At this point, the lengths of the semi-major and semi-minor axes of the source position error ellipses in the tangent plane, \(\sigma^{\prime}_{1}\) and \(\sigma^{\prime}_{2}\) defined at the end of the previous section, may be input to the covariance matrix, \(\sigma\) above, permitting the error ellipses to be combined via the multivariate weighted sum:

\[ \begin{array}{c} \begin{array}{r} \sigma_{2}^{\prime} = \sqrt{ \left(x_{a}^{major} - x_{a}\right)^{2} + \left(y_{a}^{major} - y_{a}\right)^2 } \\ \sigma_{1}^{\prime} = \sqrt{ \left(x_{a}^{minor} - x_{a}\right)^{2} + \left(y_{a}^{minor} - y_{a}\right)^{2} } \end{array} \\ \longrightarrow \mathbf{\sigma} = \left[\begin{array}{cc} {\sigma_{1}^{\prime}}^2 \cos^{2}\theta + {\sigma_{2}^{\prime}}^{2} \sin^{2}\theta & \left({\sigma_{2}^{\prime}}^{2} - {\sigma_{1}^{\prime}}^{2} \right) \cos{\theta}\sin{\theta} \\ \left({\sigma_{2}^{\prime}}^{2} - {\sigma_{1}^{\prime}}^{2}\right) \cos{\theta}\sin{\theta} & {\sigma_{1}^{\prime}}^{2} \sin^{2}\theta + {\sigma_{2}^{\prime}}^{2} \cos^{2}\theta \end{array} \right] = \mathbf{\sigma_{a}} \\ \longrightarrow X = \sigma \sum_{a} \sigma_{a}^{-1} X_{a} \ . \ \end{array} \]

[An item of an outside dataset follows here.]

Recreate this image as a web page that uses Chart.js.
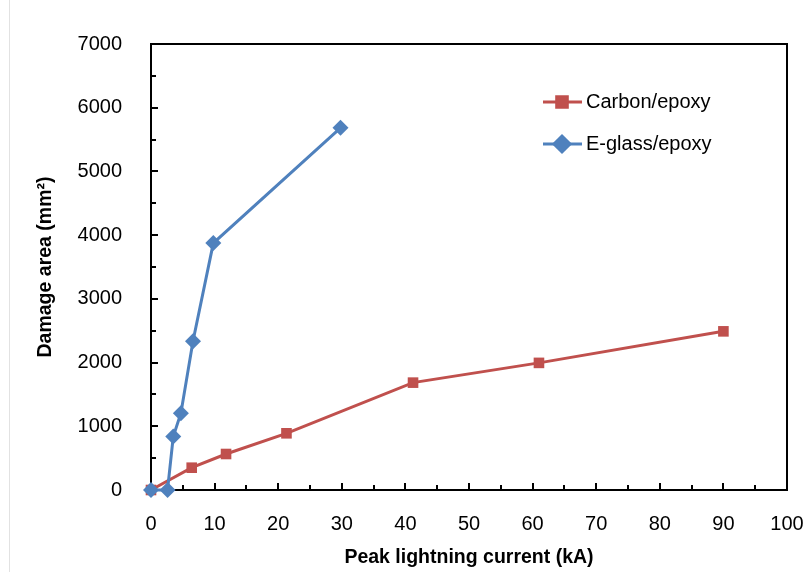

This process produces the geometric parameters of a combined 2-D error ellipse on the tangent plane \((X)\), which are recorded in the "Source Position and Position Errors" fields err_ellipse_r0, err_ellipse_r1, and err_ellipse_ang in the Master Chandra Sources Table.